- Exercise requirements: Print only the lines from the top of the data through the line with "ax.yaxis.set_label_coords(-0.076, 0.5)", both included, skipping every picture.

- Information shown:
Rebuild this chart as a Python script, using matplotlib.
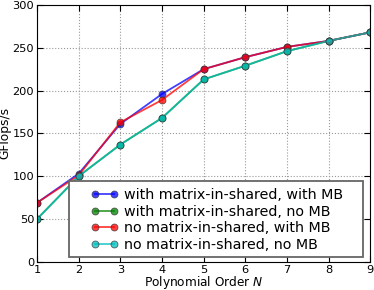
import matplotlib
matplotlib.use("Agg")
import matplotlib.pyplot as plt
from matplotlib.patches import Rectangle

orders = [1, 2, 3, 4, 5, 6, 7, 8, 9]
with_shared_with_mb = [69, 103, 161, 196, 225, 239, 251, 258, 268]
with_shared_no_mb = [50, 100, 137, 168, 213, 229, 246, 258, 268]
no_shared_with_mb = [69, 101, 163, 189, 225, 239, 251, 258, 268]
no_shared_no_mb = [50, 100, 137, 168, 213, 229, 246, 258, 268]

labels = ["with matrix-in-shared, with MB",
          "with matrix-in-shared, no MB",
          "no matrix-in-shared, with MB",
          "no matrix-in-shared, no MB"]
colors = ["#0000ff", "#008000", "#ff0000", "#00bfbf"]
series = [with_shared_with_mb, with_shared_no_mb, no_shared_with_mb, no_shared_no_mb]

fig = plt.figure(figsize=(3.74, 2.90), dpi=100)
ax = fig.add_axes([0.099, 0.097, 0.891, 0.886])
for s, c, l in zip(series, colors, labels):
    ax.plot(orders, s, "-o", color=c, alpha=0.75, lw=1.3, ms=5,
            markeredgecolor="#333333", markeredgewidth=0.6, label=l)

ax.set_xlim(1, 9)
ax.set_ylim(0, 300)
ax.set_xticks(orders)
ax.set_yticks([0, 50, 100, 150, 200, 250, 300])
ax.grid(True, linestyle=":", color="#999999", lw=0.8)
ax.tick_params(labelsize=8.2, direction="in", length=4, top=True, right=True, pad=2)
ax.set_xlabel("Polynomial Order $N$", fontsize=8.7, labelpad=0)
ax.set_ylabel("GFlops/s", fontsize=8.8, labelpad=1)
ax.xaxis.set_label_coords(0.5, -0.046)
ax.yaxis.set_label_coords(-0.076, 0.5)

# legend frame drawn separately to match the wide horizontal padding
rect = Rectangle((69 / 374, 1 - 257 / 290), (363 - 69) / 374, (257 - 181) / 290,
                 transform=fig.transFigure, facecolor="white", edgecolor="#666666",
                 lw=1.3, zorder=4.5, clip_on=False)
ax.add_patch(rect)
leg = ax.legend(loc="center", bbox_to_anchor=(217 / 374, 1 - 220 / 290),
                bbox_transform=fig.transFigure, fontsize=10.3, numpoints=2,
                frameon=False, handlelength=1.9, borderpad=0.0, labelspacing=0.17,
                handletextpad=0.45)
leg.set_zorder(5)
fig.savefig("out.png", dpi=100)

- The reply:
Rebuild this chart as a Python script, using matplotlib.
import matplotlib
matplotlib.use("Agg")
import matplotlib.pyplot as plt
from matplotlib.patches import Rectangle

orders = [1, 2, 3, 4, 5, 6, 7, 8, 9]
with_shared_with_mb = [69, 103, 161, 196, 225, 239, 251, 258, 268]
with_shared_no_mb = [50, 100, 137, 168, 213, 229, 246, 258, 268]
no_shared_with_mb = [69, 101, 163, 189, 225, 239, 251, 258, 268]
no_shared_no_mb = [50, 100, 137, 168, 213, 229, 246, 258, 268]

labels = ["with matrix-in-shared, with MB",
          "with matrix-in-shared, no MB",
          "no matrix-in-shared, with MB",
          "no matrix-in-shared, no MB"]
colors = ["#0000ff", "#008000", "#ff0000", "#00bfbf"]
series = [with_shared_with_mb, with_shared_no_mb, no_shared_with_mb, no_shared_no_mb]

fig = plt.figure(figsize=(3.74, 2.90), dpi=100)
ax = fig.add_axes([0.099, 0.097, 0.891, 0.886])
for s, c, l in zip(series, colors, labels):
    ax.plot(orders, s, "-o", color=c, alpha=0.75, lw=1.3, ms=5,
            markeredgecolor="#333333", markeredgewidth=0.6, label=l)

ax.set_xlim(1, 9)
ax.set_ylim(0, 300)
ax.set_xticks(orders)
ax.set_yticks([0, 50, 100, 150, 200, 250, 300])
ax.grid(True, linestyle=":", color="#999999", lw=0.8)
ax.tick_params(labelsize=8.2, direction="in", length=4, top=True, right=True, pad=2)
ax.set_xlabel("Polynomial Order $N$", fontsize=8.7, labelpad=0)
ax.set_ylabel("GFlops/s", fontsize=8.8, labelpad=1)
ax.xaxis.set_label_coords(0.5, -0.046)
ax.yaxis.set_label_coords(-0.076, 0.5)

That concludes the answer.